Kalau mahasiswa lahir dari budaya yang feodal, besar kemungkinan dirinya akan menjadi pewaris budaya tersebut secara mentah-mentah, tanpa ada inovasi dan perubahan progresif. Alangkah baiknya kita mengingat apa yang dikatakan Paulo Freire, “pendidikan yang tidak membebaskan hanya akan menciptakan penindas-penindas baru”. Paling tidak itulah yang terjadi pada beberapa tokoh gerakan 98 hari ini–jadi penindas baru.
Baca juga:
- Pergerakan Mahasiswa Harus Lebih dari Sekadar Turun ke Jalan
- Kita Butuh Gerakan Sosial yang Lebih Mutakhir
- Aktivis Pascareformasi: Menantang atau Terserap Oligarki?
Bila melihat analisis yang lebih makro, budaya akademik yang feodal merupakan hasil dari berbagai kebijakan ugal-ugalan dari pemerintah pusat. Katakan saja kampus merdeka, PTN BH, intervensi penguasa ke rektor, gaji dosen rendah, tuntutan riset dan lain sebagainya.
Feodalisme petinggi kampus kepada penguasa tentu bisa dilihat dalam aturan dimana pemerintah mendapatkan 35% hak suara dalam pemilihan rektor. Ironisnya, pemerintah memberikan otonomi kepada kampus secara bebas namun di sisi lain rektor-rektor juga terpenjara akan timbal balik politik.
Harus berani!
Penulis teringat seorang rektor perempuan pertama di Indonesia, Conny Semiawan. Ia memimpin Universitas Negeri Jakarta, pada masa Soeharto (1984 – 1992), kala itu jamak terjadi represi aparat kepada mahasiswa. Namun, Rektor Conny sama sekali tidak gentar melindungi mahasiswanya. Aparat yang mengancam akan menyerbu kampus ia halau, “Aparat jangan masuk kampus! Saya akan jamin mahasiswa tidak melampaui batas! Berikan kebebasan berekspresi! Kampus punya kebebasan akademik!” ujarnya.
Conny bukan seorang yang vokal mengkritik Soeharto di zaman itu, tapi paling tidak mahasiswa mengenalnya sebagai pelindung kebebasan akademik. Ia tidak mengembik, tidak pula feodal.
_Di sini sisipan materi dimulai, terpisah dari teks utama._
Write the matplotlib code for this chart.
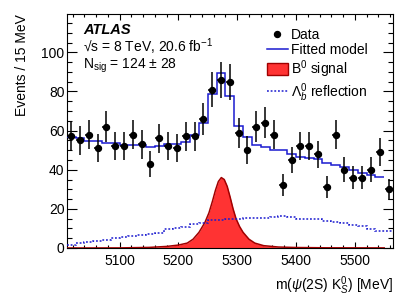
import numpy as np
import matplotlib
matplotlib.use("Agg")
import matplotlib.pyplot as plt
from matplotlib.ticker import MultipleLocator
from matplotlib.lines import Line2D
from matplotlib.patches import Patch

plt.rcParams['font.family'] = ['Liberation Sans', 'DejaVu Sans']
plt.rcParams['mathtext.fontset'] = 'custom'
plt.rcParams['mathtext.rm'] = 'Liberation Sans'
plt.rcParams['mathtext.it'] = 'Liberation Sans:italic'
plt.rcParams['mathtext.bf'] = 'Liberation Sans:bold'

# ---- data ----
bin_lo = 5010.0
bin_width = 15.0
data_counts = [57, 55, 58, 51, 62, 52, 52, 58, 53, 43, 56, 52, 51, 57, 57, 66,
               81, 86, 85, 59, 50, 62, 64, 58, 32, 45, 52, 52, 48, 31, 58, 40,
               36, 36, 40, 49, 30]
model_vals = [56.5, 56, 54.5, 54.5, 53.8, 53.7, 52.8, 52.8, 52.8, 51.4, 52, 53.2,
              53.2, 54, 58, 64, 78.5, 89.6, 77.6, 62.2, 56.8, 52.8, 51.6, 50.3,
              50.3, 48.2, 46.5, 46, 45.5, 43.4, 42.6, 41.4, 40, 38.3, 37.4, 36.3]
refl_vals = [1.5, 2.5, 3.2, 3.5, 4.3, 5.0, 5.6, 6.0, 6.5, 7.0, 7.5, 9.6, 10.2,
             10.5, 12.3, 12.8, 14.2, 14.4, 14.6, 15.0, 15.2, 15.5, 15.5, 15.7,
             16.4, 16.0, 15.0, 14.8, 14.7, 14.0, 13.2, 12.6, 11.5, 11.0, 9.5,
             8.7, 8.7]
sig_x = [5010, 5100, 5150, 5180, 5200, 5215, 5225, 5235, 5245, 5252, 5258, 5263,
         5268, 5273, 5278, 5283, 5288, 5293, 5298, 5304, 5310, 5320, 5330, 5345,
         5370, 5400, 5450, 5550]
sig_y = [0.0, 0.05, 0.3, 0.8, 1.5, 2.5, 4.5, 8.0, 13.0, 18.0, 24.0, 29.5,
         34.0, 36.0, 35.0, 31.5, 26.0, 20.0, 15.0, 11.0, 8.0, 4.5, 2.5, 1.2,
         0.5, 0.25, 0.1, 0.05]

n = len(data_counts)
edges = bin_lo + bin_width * np.arange(n + 1)
centers = 0.5 * (edges[:-1] + edges[1:])
counts = np.array(data_counts, float)

fig = plt.figure(figsize=(4.15, 2.98), dpi=100)
ax = fig.add_axes([0.1607, 0.1678, 0.7863, 0.7852])

blue = '#1a1ad0'
ax.fill_between(sig_x, sig_y, 0, color='#ff3333', lw=0, zorder=2)
ax.plot(sig_x, sig_y, color='#a00000', lw=1.1, zorder=3)
ax.stairs(refl_vals, edges, color=blue, lw=1.1, ls=(0, (1.2, 1.2)),
          baseline=None, zorder=3)
ax.stairs(model_vals, edges[:len(model_vals) + 1], color=blue, lw=1.1,
          baseline=None, zorder=4)
ax.errorbar(centers, counts, yerr=np.sqrt(counts), xerr=bin_width / 2 * 0.9,
            fmt='o', color='black', ms=4.3, elinewidth=1.1, capsize=0, zorder=5)

ax.set_xlim(5010, 5565)
ax.set_ylim(0, 119.6)
ax.xaxis.set_major_locator(MultipleLocator(100))
ax.xaxis.set_minor_locator(MultipleLocator(20))
ax.yaxis.set_major_locator(MultipleLocator(20))
ax.yaxis.set_minor_locator(MultipleLocator(5))
ax.tick_params(axis='both', which='both', direction='in', top=True, right=True,
               labelsize=10, width=0.8)
ax.tick_params(axis='y', which='major', length=7.2, pad=1.5)
ax.tick_params(axis='y', which='minor', length=3.6)
ax.tick_params(axis='x', which='major', length=4.3, pad=4)
ax.tick_params(axis='x', which='minor', length=2.3)
for s in ax.spines.values():
    s.set_linewidth(0.8)

ax.set_ylabel('Events / 15 MeV', fontsize=10, loc='top', labelpad=9)
ax.set_xlabel(r'm($\psi$(2S) K$^0_S$) [MeV]', fontsize=10, loc='right', labelpad=5)

ax.text(0.051, 0.932, 'ATLAS', transform=ax.transAxes, fontsize=10.5,
        fontweight='bold', fontstyle='italic', va='center', ha='left')
ax.text(0.051, 0.862, '\u221as = 8 TeV, 20.6 fb$^{-1}$', transform=ax.transAxes,
        fontsize=10, va='center', ha='left')
ax.text(0.051, 0.778, 'N$_{\\mathrm{sig}}$ = 124 \u00b1 28', transform=ax.transAxes,
        fontsize=10, va='center', ha='left')

handles = [
    Line2D([], [], marker='o', color='black', ls='none', ms=4.3),
    Line2D([], [], color=blue, lw=1.1),
    Patch(facecolor='#ff3333', edgecolor='#a00000', lw=1.0),
    Line2D([], [], color=blue, lw=1.1, ls=(0, (1.2, 1.2))),
]
labels = ['Data', 'Fitted model', 'B$^0$ signal', r'$\Lambda^0_b$ reflection']
ax.legend(handles, labels, loc='upper left', bbox_to_anchor=(0.613, 0.94),
          frameon=False, fontsize=10, borderpad=0, borderaxespad=0,
          handlelength=1.55, handleheight=0.95, handletextpad=0.2,
          labelspacing=0.08)

fig.savefig('out.png', dpi=100)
Sosok seperti itulah yang didambakan mahasiswa, kalau tidak bisa mengkritik secara terbuka, seminimal mungkin harus independen di hadapan penguasa. Jangan menjadi pengecut di hadapan mereka sekaligus penindas di tempat sendiri.
Perguruan tinggi yang hilang arah wajib dikoreksi. Mahasiswa jangan hanya berani di hadapan DPR dan Presiden tapi malah menciut di hadapan petinggi kampus. Konsekuensi skorsing atau drop out memang lebih menyakitkan dibanding pukulan polisi. Tapi satu hal yang penulis sadari setelah berkuliah, tanggung jawab seorang intelektual adalah mengatakan salah bila hal tersebut memang salah.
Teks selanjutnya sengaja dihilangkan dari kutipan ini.